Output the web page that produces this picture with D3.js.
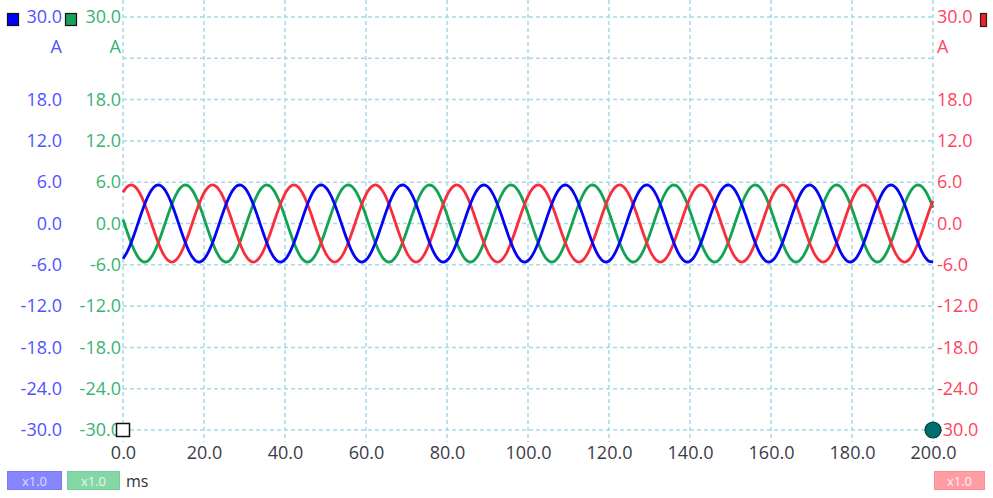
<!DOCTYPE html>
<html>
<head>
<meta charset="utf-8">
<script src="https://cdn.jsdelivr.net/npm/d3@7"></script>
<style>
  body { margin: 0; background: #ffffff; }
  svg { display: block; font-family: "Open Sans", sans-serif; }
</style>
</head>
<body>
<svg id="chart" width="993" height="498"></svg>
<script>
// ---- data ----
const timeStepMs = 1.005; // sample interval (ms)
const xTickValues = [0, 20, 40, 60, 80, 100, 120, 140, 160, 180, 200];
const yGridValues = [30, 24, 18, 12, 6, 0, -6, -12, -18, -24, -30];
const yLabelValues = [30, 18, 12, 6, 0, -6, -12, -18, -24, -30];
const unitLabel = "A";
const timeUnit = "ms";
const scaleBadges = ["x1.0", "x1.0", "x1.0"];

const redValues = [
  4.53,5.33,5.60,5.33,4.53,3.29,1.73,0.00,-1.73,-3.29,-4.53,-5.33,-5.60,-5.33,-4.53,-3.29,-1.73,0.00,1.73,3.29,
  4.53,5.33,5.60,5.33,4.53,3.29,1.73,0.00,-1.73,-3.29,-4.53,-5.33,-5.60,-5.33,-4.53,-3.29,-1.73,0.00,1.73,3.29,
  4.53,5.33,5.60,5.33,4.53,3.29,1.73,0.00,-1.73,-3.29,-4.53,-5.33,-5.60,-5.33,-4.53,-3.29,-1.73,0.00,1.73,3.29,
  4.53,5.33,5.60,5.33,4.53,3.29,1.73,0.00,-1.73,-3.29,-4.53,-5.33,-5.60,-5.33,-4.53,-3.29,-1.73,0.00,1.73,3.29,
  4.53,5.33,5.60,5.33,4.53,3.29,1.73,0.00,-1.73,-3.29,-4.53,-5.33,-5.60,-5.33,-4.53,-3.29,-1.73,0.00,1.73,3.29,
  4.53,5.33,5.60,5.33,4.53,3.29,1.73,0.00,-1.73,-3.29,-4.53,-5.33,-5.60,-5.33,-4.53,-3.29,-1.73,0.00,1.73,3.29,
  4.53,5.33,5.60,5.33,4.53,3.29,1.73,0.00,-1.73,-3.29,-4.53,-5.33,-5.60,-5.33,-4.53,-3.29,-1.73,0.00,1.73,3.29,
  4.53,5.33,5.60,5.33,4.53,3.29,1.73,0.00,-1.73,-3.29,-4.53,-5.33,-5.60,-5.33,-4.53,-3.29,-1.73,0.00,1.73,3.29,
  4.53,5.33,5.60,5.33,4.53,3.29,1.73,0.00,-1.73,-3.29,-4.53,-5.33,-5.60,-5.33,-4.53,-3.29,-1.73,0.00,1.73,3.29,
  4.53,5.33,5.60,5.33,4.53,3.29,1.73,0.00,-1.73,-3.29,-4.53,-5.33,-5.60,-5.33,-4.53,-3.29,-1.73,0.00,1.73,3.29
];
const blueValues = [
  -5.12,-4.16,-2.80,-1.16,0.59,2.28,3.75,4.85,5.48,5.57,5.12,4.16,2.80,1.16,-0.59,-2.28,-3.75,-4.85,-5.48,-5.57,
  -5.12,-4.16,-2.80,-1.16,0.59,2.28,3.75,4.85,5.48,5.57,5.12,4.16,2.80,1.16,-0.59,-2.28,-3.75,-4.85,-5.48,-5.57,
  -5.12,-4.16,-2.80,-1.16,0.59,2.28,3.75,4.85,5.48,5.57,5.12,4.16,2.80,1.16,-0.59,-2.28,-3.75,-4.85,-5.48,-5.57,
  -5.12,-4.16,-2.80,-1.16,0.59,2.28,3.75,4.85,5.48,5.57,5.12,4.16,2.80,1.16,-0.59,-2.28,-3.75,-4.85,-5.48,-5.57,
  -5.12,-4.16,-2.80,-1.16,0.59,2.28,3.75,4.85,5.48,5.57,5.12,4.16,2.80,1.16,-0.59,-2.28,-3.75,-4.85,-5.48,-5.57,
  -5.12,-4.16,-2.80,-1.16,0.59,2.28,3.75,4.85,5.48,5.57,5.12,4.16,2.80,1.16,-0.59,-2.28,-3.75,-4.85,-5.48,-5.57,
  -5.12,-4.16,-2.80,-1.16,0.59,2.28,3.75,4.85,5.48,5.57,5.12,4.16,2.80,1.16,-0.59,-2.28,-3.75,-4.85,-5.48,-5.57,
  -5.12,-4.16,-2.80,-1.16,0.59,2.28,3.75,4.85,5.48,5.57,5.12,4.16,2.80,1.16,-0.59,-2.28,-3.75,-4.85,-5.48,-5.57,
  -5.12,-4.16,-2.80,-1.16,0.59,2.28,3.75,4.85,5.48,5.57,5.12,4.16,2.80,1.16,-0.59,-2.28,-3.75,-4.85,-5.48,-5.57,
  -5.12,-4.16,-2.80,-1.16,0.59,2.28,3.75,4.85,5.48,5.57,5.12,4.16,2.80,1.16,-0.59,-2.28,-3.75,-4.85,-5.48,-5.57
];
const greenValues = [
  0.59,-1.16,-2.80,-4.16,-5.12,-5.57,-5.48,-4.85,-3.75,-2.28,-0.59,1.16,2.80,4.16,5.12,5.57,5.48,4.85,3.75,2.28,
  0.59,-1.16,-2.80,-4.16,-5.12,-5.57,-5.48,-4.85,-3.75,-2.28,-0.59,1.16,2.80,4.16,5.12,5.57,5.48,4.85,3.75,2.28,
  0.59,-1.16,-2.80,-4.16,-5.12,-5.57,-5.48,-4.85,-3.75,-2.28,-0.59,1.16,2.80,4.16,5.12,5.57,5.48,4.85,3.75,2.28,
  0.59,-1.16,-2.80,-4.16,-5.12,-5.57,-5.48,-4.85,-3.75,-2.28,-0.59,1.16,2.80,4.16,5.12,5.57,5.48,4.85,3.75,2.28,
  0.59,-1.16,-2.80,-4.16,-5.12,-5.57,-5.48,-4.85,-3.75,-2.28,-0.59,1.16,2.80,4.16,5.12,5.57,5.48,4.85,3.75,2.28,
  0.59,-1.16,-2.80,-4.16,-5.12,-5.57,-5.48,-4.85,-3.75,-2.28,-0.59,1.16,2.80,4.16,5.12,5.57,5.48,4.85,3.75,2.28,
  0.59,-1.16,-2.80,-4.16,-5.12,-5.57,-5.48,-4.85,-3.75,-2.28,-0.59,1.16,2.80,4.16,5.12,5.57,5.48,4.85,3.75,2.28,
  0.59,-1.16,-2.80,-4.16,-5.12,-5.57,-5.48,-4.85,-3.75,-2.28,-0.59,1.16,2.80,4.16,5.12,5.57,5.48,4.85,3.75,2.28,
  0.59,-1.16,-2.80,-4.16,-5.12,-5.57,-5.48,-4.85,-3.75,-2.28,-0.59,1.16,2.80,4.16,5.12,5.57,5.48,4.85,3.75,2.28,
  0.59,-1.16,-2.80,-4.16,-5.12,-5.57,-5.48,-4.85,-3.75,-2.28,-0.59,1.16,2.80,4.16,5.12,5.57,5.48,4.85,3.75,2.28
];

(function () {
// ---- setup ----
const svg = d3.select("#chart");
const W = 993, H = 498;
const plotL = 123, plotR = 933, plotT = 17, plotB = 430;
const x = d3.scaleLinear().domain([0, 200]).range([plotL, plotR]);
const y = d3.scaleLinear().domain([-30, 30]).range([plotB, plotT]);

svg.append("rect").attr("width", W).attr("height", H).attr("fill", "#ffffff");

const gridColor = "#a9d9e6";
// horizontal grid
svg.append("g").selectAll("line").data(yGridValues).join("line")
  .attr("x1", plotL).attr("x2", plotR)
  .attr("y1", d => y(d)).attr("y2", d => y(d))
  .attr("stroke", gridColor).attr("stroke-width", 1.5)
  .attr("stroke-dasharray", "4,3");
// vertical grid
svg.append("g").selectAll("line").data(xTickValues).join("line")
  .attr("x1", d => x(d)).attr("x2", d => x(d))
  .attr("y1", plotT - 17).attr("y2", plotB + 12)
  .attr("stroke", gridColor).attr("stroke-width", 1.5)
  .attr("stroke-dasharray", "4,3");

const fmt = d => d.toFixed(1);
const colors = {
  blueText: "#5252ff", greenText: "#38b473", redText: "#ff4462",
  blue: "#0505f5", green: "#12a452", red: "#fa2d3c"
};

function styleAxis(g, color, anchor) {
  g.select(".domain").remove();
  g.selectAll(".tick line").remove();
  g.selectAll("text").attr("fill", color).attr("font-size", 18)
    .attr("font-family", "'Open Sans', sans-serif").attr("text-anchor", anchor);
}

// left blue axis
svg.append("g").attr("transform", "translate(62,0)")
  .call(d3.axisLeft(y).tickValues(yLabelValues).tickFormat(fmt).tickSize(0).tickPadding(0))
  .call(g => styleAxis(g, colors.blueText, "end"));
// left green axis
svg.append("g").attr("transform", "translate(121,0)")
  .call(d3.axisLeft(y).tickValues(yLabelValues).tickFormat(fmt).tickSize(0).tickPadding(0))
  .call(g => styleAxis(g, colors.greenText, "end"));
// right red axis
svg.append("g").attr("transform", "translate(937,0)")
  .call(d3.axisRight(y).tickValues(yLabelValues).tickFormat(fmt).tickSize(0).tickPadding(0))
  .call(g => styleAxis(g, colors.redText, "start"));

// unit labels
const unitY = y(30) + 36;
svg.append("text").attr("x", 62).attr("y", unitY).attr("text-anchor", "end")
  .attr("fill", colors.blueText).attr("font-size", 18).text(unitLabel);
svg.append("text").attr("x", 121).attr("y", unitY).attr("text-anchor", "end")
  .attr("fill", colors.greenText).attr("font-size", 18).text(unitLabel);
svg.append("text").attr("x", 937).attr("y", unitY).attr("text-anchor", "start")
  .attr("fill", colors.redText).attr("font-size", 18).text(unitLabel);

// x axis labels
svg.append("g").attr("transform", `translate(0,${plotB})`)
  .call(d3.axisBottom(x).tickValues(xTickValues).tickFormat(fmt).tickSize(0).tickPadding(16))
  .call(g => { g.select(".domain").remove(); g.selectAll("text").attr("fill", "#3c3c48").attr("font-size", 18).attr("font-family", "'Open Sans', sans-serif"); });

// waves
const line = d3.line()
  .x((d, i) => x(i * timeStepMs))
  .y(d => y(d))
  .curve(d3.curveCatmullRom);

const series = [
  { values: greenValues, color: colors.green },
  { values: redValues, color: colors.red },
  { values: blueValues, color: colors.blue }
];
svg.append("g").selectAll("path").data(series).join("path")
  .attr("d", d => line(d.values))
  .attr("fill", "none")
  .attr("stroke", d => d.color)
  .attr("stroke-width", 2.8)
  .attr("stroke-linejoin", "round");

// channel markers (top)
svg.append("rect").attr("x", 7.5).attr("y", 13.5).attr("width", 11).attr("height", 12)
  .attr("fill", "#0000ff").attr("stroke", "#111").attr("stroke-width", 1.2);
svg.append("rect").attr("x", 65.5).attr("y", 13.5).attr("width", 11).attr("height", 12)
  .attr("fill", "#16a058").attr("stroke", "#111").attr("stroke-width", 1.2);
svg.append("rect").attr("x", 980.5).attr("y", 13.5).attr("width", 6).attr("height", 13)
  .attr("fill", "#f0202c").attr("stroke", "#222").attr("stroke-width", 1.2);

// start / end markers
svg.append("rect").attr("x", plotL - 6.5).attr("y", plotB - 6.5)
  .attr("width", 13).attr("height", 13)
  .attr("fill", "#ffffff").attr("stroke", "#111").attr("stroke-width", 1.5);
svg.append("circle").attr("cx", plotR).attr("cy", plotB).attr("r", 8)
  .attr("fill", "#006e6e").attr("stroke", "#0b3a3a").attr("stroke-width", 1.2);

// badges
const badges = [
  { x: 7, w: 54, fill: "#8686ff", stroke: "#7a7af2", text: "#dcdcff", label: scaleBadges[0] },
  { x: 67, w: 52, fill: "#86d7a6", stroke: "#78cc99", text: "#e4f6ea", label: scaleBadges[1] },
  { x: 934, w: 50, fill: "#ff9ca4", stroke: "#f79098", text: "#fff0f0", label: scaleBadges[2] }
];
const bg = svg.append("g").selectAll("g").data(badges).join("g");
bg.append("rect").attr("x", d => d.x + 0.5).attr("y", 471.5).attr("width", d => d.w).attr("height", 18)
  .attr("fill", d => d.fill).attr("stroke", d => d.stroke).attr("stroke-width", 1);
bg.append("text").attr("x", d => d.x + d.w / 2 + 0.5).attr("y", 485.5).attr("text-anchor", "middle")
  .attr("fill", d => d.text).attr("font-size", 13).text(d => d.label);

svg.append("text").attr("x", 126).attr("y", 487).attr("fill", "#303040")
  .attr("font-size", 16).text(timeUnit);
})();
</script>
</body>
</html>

---

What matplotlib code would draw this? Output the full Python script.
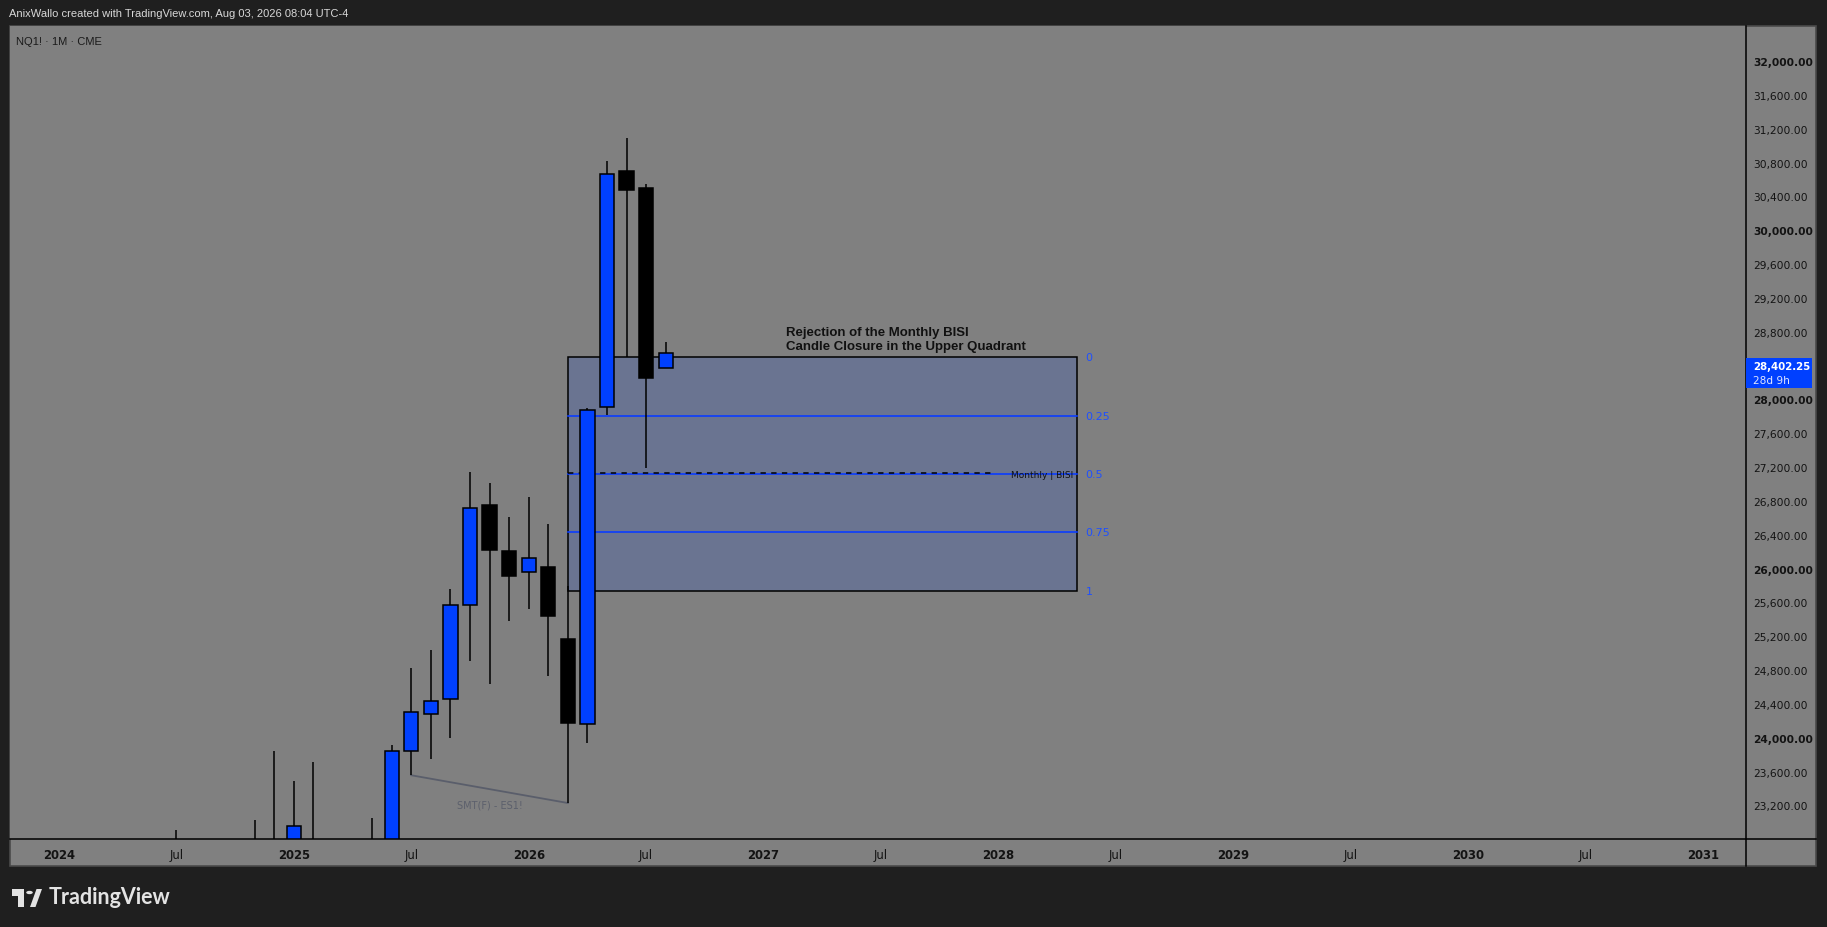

Work instructions » How many of the lines above include the string "this"? Reply with the number by itself.

Expected answer » 2